◆ Short problem: Search the data below for "picture"; list each line that holds it.

..............................

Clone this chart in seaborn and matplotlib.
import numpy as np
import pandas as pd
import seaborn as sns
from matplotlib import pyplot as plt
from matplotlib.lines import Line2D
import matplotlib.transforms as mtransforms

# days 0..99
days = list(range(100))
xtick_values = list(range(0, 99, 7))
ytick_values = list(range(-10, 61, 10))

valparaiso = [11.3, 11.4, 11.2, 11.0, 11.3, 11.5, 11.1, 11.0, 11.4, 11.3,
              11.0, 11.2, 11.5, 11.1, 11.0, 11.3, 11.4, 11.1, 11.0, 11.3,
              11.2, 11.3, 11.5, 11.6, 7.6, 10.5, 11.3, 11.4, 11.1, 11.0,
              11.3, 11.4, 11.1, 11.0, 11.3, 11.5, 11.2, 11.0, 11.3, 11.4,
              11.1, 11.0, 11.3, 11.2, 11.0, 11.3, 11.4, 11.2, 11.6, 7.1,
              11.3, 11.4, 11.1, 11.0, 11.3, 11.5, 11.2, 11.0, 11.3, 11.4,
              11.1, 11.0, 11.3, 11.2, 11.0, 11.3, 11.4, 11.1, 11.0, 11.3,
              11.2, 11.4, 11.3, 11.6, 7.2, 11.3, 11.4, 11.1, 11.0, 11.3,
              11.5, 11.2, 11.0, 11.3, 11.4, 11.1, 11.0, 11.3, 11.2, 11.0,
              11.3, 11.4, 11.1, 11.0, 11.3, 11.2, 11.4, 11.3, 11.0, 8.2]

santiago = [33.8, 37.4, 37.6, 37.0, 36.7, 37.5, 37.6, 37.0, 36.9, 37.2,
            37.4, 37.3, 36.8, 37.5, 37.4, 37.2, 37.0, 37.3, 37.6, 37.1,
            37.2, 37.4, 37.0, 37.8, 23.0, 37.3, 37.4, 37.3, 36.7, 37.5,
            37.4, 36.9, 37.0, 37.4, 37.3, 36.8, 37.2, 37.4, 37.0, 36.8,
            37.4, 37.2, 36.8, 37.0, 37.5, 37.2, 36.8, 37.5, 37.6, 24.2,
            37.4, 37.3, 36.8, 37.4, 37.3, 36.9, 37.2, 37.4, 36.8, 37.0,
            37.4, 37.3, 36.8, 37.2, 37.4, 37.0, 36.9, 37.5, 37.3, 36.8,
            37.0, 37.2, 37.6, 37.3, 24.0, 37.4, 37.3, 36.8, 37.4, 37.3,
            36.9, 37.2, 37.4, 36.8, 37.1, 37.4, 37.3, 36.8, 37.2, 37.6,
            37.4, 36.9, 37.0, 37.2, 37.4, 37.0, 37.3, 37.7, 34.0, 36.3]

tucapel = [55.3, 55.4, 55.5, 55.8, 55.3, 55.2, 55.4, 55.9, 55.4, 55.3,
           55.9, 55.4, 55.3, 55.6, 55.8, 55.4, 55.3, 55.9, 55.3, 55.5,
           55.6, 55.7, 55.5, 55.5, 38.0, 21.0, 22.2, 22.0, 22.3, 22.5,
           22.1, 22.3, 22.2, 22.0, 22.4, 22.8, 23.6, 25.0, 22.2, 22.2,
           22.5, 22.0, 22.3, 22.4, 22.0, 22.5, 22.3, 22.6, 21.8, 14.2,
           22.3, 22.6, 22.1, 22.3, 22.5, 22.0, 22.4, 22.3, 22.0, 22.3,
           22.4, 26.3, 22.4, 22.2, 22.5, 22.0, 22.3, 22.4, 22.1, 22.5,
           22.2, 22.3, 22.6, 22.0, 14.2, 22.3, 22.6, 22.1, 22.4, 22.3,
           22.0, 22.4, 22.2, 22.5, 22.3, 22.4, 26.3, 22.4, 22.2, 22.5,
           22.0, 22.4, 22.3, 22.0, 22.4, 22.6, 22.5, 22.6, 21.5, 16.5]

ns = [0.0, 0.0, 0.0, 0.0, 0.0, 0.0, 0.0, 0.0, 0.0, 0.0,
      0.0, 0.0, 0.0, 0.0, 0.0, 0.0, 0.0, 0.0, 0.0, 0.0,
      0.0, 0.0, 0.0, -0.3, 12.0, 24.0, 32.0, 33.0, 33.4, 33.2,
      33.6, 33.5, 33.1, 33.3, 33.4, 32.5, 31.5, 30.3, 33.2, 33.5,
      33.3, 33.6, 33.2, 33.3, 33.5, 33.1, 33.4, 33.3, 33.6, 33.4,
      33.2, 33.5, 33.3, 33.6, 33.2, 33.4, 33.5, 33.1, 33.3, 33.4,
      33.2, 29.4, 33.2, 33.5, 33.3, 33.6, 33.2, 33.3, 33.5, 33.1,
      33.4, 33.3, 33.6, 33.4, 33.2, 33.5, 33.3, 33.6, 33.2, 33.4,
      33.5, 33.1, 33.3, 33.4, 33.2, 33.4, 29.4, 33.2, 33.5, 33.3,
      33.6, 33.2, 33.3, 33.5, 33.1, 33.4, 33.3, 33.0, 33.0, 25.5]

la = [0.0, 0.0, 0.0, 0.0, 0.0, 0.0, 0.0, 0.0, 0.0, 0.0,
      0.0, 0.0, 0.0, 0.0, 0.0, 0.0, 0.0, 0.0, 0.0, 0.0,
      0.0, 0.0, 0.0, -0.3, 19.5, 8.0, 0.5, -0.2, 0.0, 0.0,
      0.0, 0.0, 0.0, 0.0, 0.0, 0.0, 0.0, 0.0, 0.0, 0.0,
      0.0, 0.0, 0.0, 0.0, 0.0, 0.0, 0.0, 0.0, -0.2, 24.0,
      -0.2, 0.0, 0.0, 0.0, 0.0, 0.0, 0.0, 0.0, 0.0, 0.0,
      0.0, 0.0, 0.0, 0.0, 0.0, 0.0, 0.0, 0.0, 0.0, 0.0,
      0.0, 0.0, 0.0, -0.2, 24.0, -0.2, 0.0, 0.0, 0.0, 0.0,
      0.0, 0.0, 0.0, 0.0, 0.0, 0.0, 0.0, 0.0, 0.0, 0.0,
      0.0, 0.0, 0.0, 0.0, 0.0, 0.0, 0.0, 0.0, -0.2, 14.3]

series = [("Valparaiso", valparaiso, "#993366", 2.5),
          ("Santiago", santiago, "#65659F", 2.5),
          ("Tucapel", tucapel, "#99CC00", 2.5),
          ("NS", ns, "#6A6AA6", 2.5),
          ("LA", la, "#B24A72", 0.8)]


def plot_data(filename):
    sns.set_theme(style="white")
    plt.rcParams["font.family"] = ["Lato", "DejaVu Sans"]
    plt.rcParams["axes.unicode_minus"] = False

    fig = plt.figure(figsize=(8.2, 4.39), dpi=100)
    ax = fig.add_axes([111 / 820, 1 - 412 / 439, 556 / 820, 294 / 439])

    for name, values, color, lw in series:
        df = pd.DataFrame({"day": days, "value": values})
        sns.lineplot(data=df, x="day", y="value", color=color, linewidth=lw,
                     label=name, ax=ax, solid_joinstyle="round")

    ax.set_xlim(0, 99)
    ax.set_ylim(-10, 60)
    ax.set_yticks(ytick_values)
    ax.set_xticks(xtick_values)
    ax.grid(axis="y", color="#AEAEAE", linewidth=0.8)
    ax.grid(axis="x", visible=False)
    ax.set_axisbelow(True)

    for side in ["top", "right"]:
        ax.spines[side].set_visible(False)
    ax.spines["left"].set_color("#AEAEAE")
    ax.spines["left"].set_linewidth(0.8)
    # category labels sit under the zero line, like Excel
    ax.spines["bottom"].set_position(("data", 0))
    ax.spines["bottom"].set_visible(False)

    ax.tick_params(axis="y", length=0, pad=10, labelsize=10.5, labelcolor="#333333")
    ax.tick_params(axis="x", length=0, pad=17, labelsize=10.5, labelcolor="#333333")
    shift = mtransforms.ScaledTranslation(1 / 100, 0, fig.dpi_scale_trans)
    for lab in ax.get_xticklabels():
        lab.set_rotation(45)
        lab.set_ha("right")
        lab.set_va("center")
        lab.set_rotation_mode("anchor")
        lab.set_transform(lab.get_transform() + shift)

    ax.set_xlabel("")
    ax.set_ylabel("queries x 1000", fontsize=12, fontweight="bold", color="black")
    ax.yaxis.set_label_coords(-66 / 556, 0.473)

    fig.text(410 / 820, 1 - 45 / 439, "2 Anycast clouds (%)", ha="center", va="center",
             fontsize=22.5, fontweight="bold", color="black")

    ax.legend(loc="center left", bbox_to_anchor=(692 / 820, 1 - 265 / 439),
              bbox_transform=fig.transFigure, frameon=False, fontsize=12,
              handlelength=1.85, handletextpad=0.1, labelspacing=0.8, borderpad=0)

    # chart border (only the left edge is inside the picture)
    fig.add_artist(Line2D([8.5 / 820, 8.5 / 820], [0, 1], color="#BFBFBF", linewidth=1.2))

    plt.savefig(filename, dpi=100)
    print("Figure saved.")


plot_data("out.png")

..............................

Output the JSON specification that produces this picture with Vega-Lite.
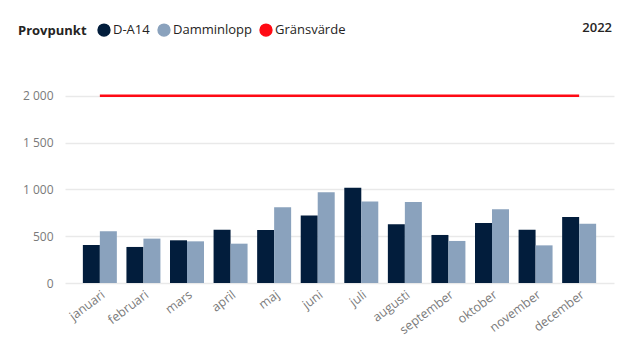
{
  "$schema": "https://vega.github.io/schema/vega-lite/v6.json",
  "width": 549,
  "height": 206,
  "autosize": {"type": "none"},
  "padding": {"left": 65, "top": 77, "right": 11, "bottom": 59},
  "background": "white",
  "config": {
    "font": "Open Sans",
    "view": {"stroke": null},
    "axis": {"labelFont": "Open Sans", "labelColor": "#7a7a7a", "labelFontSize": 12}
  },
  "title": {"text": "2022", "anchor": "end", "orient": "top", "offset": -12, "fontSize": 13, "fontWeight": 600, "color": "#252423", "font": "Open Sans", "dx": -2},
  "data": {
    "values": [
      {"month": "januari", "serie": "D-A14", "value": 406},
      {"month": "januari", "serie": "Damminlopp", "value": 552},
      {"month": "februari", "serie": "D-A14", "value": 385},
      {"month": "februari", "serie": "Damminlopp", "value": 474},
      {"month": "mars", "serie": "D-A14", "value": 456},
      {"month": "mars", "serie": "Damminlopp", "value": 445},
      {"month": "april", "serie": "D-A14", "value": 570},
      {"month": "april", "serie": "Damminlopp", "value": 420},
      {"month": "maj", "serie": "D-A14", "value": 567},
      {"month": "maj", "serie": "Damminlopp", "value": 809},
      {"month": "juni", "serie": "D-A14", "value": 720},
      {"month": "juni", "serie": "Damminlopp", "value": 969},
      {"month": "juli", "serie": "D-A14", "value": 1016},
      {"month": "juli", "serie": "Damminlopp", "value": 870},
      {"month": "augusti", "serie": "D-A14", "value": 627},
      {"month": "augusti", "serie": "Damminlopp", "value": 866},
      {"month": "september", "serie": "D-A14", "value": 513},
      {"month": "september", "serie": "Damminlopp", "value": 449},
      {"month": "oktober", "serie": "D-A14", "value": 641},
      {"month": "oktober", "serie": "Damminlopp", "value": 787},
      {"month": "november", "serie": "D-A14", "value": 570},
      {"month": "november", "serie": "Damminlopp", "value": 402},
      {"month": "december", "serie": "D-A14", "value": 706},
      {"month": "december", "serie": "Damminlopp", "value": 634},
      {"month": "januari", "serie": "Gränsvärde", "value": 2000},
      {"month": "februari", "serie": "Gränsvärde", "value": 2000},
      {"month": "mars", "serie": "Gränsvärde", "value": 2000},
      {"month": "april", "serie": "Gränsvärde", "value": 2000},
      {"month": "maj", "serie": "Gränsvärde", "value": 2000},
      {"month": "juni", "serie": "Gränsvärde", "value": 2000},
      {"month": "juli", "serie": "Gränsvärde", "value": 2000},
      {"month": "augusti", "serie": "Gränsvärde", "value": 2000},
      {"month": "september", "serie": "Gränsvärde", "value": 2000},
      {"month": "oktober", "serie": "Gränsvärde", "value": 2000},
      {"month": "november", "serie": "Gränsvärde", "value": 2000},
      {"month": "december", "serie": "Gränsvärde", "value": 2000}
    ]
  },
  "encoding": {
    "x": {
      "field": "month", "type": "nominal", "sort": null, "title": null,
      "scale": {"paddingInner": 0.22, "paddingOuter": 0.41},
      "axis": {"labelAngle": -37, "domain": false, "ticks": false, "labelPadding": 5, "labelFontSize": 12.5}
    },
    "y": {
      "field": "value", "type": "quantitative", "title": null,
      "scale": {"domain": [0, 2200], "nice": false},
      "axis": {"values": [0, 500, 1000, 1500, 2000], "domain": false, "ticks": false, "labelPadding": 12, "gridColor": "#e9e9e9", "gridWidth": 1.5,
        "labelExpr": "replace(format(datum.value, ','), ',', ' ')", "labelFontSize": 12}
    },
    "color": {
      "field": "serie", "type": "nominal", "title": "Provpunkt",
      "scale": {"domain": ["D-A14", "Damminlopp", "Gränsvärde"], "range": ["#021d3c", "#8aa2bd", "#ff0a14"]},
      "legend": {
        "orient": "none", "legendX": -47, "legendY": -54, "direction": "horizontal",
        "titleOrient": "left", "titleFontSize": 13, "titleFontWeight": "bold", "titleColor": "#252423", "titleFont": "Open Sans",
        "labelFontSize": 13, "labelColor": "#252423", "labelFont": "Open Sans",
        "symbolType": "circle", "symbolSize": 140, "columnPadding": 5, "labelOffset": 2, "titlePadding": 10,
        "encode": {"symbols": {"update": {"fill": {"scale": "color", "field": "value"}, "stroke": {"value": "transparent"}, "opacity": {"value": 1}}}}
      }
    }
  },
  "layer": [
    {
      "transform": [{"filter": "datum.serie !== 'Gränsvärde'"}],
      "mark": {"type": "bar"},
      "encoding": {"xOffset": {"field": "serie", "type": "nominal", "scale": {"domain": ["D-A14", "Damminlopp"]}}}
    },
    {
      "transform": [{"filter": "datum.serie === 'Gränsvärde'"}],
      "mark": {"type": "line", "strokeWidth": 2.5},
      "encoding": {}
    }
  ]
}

..............................

◆ The completed task:
    # chart border (only the left edge is inside the picture)
Output the JSON specification that produces this picture with Vega-Lite.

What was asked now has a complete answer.